BRUSSELS – In a report released on Monday, the European Commission detailed Greece’s progress in the first two years of the country’s third three-year bailout program in the way of fiscal, banking, business environment, justice and public administration reforms. It warned, however, that it is the implementation of the pending reforms that will determine the overall success of the program.
According to the 187-page report, despite the Greek economy’s considerable stamina, real gross domestic product only started recovering in mid-2016 and “this recovery remains fragile and depends to a great extent on the progress of program reviews.”
Brussels attaches great significance to the completion of the third review, noting that while it projects the economy will expand by 2.5 percent in 2018, driven by private consumption and investments, growth is inextricably linked to the completion of the review, as “the destructive results the delays in the completion of the second review had on confidence in the Greek economy were obvious.”

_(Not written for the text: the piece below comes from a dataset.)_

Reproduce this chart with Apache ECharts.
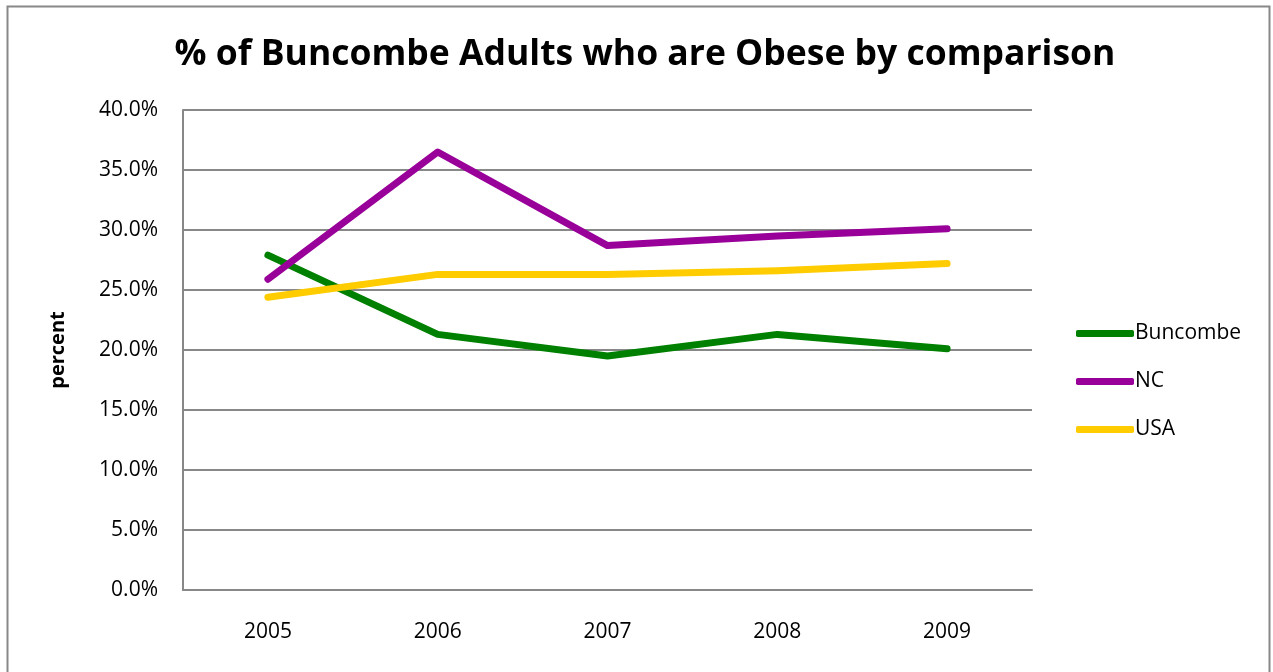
<!DOCTYPE html>
<html><head><meta charset="utf-8">
<script src="https://cdn.jsdelivr.net/npm/echarts@6/dist/echarts.min.js"></script>
<style>html,body{margin:0;padding:0;background:#fff}#c{width:1273px;height:672px}</style>
</head><body><div id="c"></div>
<script>
const years = ['2005','2006','2007','2008','2009'];
const buncombe = [27.9, 21.3, 19.5, 21.3, 20.1];
const nc = [25.9, 36.5, 28.7, 29.5, 30.1];
const usa = [24.4, 26.3, 26.3, 26.6, 27.2];
const yTicks = [0,5,10,15,20,25,30,35,40];

const chart = echarts.init(document.getElementById('c'));
const font = 'Open Sans, Liberation Sans, sans-serif';
const mk = (name, data, color) => ({
  name, type:'line', data, symbol:'none', smooth:false,
  lineStyle:{width:7, color, cap:'round', join:'round'}, itemStyle:{color}
});
chart.setOption({
  animation:false,
  title:{text:'% of Buncombe Adults who are Obese by comparison', left:640, top:32, textAlign:'center',
    textStyle:{fontFamily:font, fontWeight:'bold', fontSize:35.5, color:'#000'}},
  graphic:[{type:'rect', shape:{x:7.5,y:6.5,width:1262,height:680}, style:{fill:null, stroke:'#888', lineWidth:2}}],
  legend:{orient:'vertical', left:1071, top:318, itemGap:27, itemWidth:58, itemHeight:7,
    icon:'roundRect', textStyle:{fontFamily:font, fontSize:21, color:'#000', padding:[0,0,0,-4]},
    data:['Buncombe','NC','USA']},
  grid:{left:183, right:241, top:110, bottom:82},
  xAxis:{type:'category', data:years, boundaryGap:true,
    axisLine:{lineStyle:{color:'#888', width:2}}, axisTick:{show:false},
    axisLabel:{fontFamily:font, fontSize:21, color:'#000', margin:32}},
  yAxis:{type:'value', min:0, max:40, interval:5, name:'percent', nameLocation:'middle', nameGap:115, nameRotate:90,
    nameTextStyle:{fontFamily:font, fontWeight:'bold', fontSize:20, color:'#000'},
    axisLine:{show:true, lineStyle:{color:'#888', width:2}}, axisTick:{show:false},
    splitLine:{lineStyle:{color:'#888', width:2}},
    axisLabel:{fontFamily:font, fontSize:21, color:'#000', margin:25, formatter:v=>yTicks.includes(v)?v.toFixed(1)+'%':''}},
  series:[mk('Buncombe', buncombe, '#008000'), mk('NC', nc, '#990099'), mk('USA', usa, '#FFCC00')]
});
</script></body></html>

The report further recorded that market conditions are on the mend, employment grew by 1 percent in the first half of this year and the jobless rate dropped to 21 percent in July, while also pointing out that the unemployment rate remains particularly high, especially among young people.
The Commission is calling for more of an effort to tackle bad loans, as well as an end to “the structural problems that lead to the accumulation of new expired debts.”
The report offers a detailed account of the various reforms implemented in tax collection, in the social security system, in the credit sector (with the successful recapitalization in late 2015), in the energy market, in privatizations and toward the separation of the civil service from political parties.
It also notes that “a new set of labor market reforms have been agreed,” including the alignment of the collective redundancies framework with common European practices, and measures to strengthen the country’s judicial procedures related to industrial action as well as the modernization of union legislation, along with the maintenance of the existing framework on collective labor bargaining (with the principles of extension and favoritism remaining suspended).